Lors de la transformation de la fonderie en manufacture de machines à
vapeur, Gengembre ne mentionne ce moyen de transport que pour quelques
menues réparations. Toujours est-il que ces voies ferrées perdureront
jusque dans les années 1960 où elles permettaient toujours l'entrée de
pièces dans les différents ateliers à l'aide de plaques tournantes.
Jacques Charpy dans le Bulletin de la
Société des Historiens du Pays de Retz n° 30 (2011) nous cite un extrait des mémoires
de Pierre Toufaire qui nous éclaire sur les motifs qui ont amené Wilkinson à créer sur
notre sol ce qui fut certainement la première voie ferrée implantée en France : «
Rien ne doit plus occuper tout homme chargé d'une manufacture que les moyens de
diminuer le nombre d'hommes et d'animaux à appliquer aux diverses maœuvres et surtout
à celles qui se répètent journellement. Il faut à peu près à cet égard fermer les yeux
sur la première dépense et ne voir que la diminution qui en résulte constamment dans
celle de chaque jour, laquelle à force de se répéter égale et surpasse bientôt le prix
d'un établissement bien entendu qui l'auroit évitée et n'en tient jamais lieu.
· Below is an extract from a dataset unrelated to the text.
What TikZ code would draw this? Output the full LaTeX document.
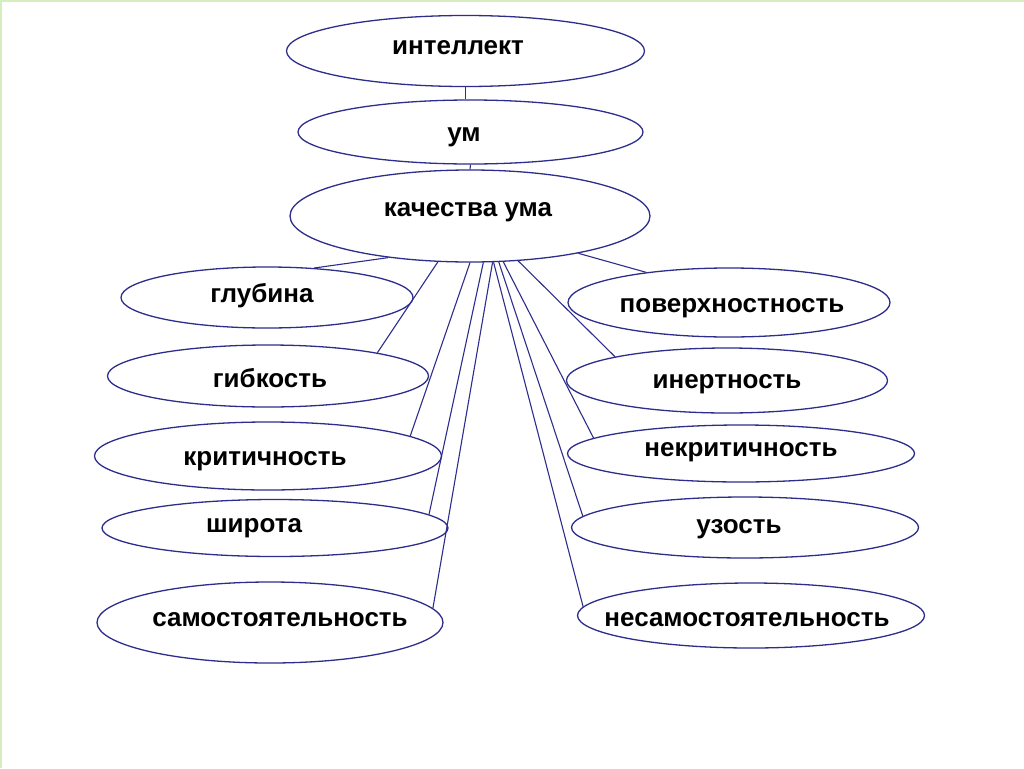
\documentclass[tikz,border=0pt]{standalone}
\usepackage{fontspec}
\setmainfont{Liberation Sans}
\usetikzlibrary{shapes}
\definecolor{ovalline}{RGB}{45,45,140}
\definecolor{slidegreen}{RGB}{214,238,190}

\begin{document}
\begin{tikzpicture}[x=1pt, y=-1pt, font={\fontsize{26}{31}\selectfont\bfseries},
  oval/.style 2 args={ellipse, draw=ovalline, line width=1.3pt, inner sep=0pt, minimum width=#1pt, minimum height=#2pt},
  word/.style={inner sep=0pt, text height=13.5pt, text depth=0pt},
  link/.style={draw=ovalline, line width=1.1pt}]
\useasboundingbox (0,0) rectangle (1024,768);
\draw[slidegreen, line width=2pt] (0,1) -- (1024,1);
\draw[slidegreen, line width=2pt] (1,0) -- (1,768);
%
\node[oval={358}{71}] (int) at (465.5,51) {};
\node[word] (int-t) at (458,48) {интеллект};
\node[oval={345}{64}] (um) at (470.5,132) {};
\node[word] (um-t) at (464,135) {ум};
\node[oval={360}{92}] (q) at (470,216) {};
\node[word] (q-t) at (468,209.5) {качества ума};
%
\node[oval={292}{61}] (glub) at (267,297.5) {};
\node[word] (glub-t) at (262,295.5) {глубина};
\node[oval={321}{62}] (gibk) at (268,376) {};
\node[word] (gibk-t) at (270,380.5) {гибкость};
\node[oval={347}{68}] (krit) at (268,456) {};
\node[word] (krit-t) at (265,459) {критичность};
\node[oval={346}{57}] (shir) at (275,528) {};
\node[word] (shir-t) at (254,526) {широта};
\node[oval={346}{81}] (samost) at (270,622.5) {};
\node[word] (samost-t) at (280,620) {самостоятельность};
%
\node[oval={322}{69}] (pov) at (729,302.5) {};
\node[word] (pov-t) at (732,305.5) {поверхностность};
\node[oval={321}{65}] (inert) at (727,380.5) {};
\node[word] (inert-t) at (727,381.5) {инертность};
\node[oval={347}{57}] (nekrit) at (741,453.5) {};
\node[word] (nekrit-t) at (741,450) {некритичность};
\node[oval={347}{61}] (uz) at (745,527.5) {};
\node[word] (uz-t) at (739,526.5) {узость};
\node[oval={347}{65}] (nesam) at (751,615.5) {};
\node[word] (nesam-t) at (747,620) {несамостоятельность};
%
\draw[link] (int.south) -- (um.north -| int.south);
\draw[link] (um.south) -- (q.north);
\draw[link] (q.-153.5) -- (glub.32);
\draw[link] (q.-125) -- (gibk.12);
\draw[link] (q.-90) -- (krit.8);
\draw[link] (q.-74) -- (shir.5);
\draw[link] (q.-64) -- (samost.5);
\draw[link] (q.-19) -- (pov.160);
\draw[link] (q.-43) -- (inert.168);
\draw[link] (q.-54) -- (nekrit.174);
\draw[link] (q.-58) -- (uz.176);
\draw[link] (q.-63) -- (nesam.177);
\end{tikzpicture}
\end{document}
C'est dans cet esprit et pour rendre les transports faciles en tous temps avec un
nombre de chevaux toujours égal et toujours modique qu'en Angleterre on s'est avisé de
ferrer des chemins fort longs. »
Dans l'esprit du
XVIII° siècle, « les chaussées ferrées étoient par leur construction à l'abri d'être
ravagées par le passage continuel des voitures », il n'est donc pas nécessaire d'apporter
les mêmes soins à leur exécution. « Il suffit
seulement que les pentes en soyent les plus longues possibles et bien dressées, que ces
chaussées soyent assez solides pour que les pieds des chevaux ne les déforment pas de
manière à les rendre impraticables ; qu'elles ayent un bombement qui jette les eaux des
deux côtés dans deux fossés à l'ordinaire et que le fond ne soit pas susceptible
d'enfoncement. ».
Sur ces voies, on dispose, perpendiculairement à leurs axes, des traverses de bois de 5
pieds de long (1,50m). Celles-ci sont espacées de deux pieds (0,60m) et enfouies de
manière à ce que leur face supérieure viennent araser la surface du sol. « Il est
essentiel que la face supérieure de ces bois soit de pente ou de niveau suivant le
chemin et que chacun de ces mêmes bois soit solidement assis sur la chaussée et
parfaitement garni de part et d'autre ». Pour confectionner ces voies, il ne reste
plus qu'à poser, du moins dans le principe, « deux bandes de fer fondu dans la
longueur du chemin dont elles occupent le milieu et à trois pieds ou environ de distance
intérieure entre elles (0,90 m)
... Chaque morceau de ces bandes est de la longueur que l'on juge à propos de lui donner
en ayant l'attention de faire tomber chaque joint au milieu d'une pièce de bois ». Ce
sera donc sur « ces bandes de fer que portent et roulent les roues du chariot sur
lequel on met les objets à transporter. Ces roues sont aussi de fonte de fer et elles ont
une feuillure qui les engage dans l'intérieur des bandes susdites de manière qu'elles
n'en peuvent pas sortir ».
Si cette nouvelle technique, simple dans son principe, ne présente pas de difficultés
tant qu'il s'agit de lignes droites, il n'en est pas de même « lorsqu'il s'y rencontre
des angles aigus, droits ou peu obtus ».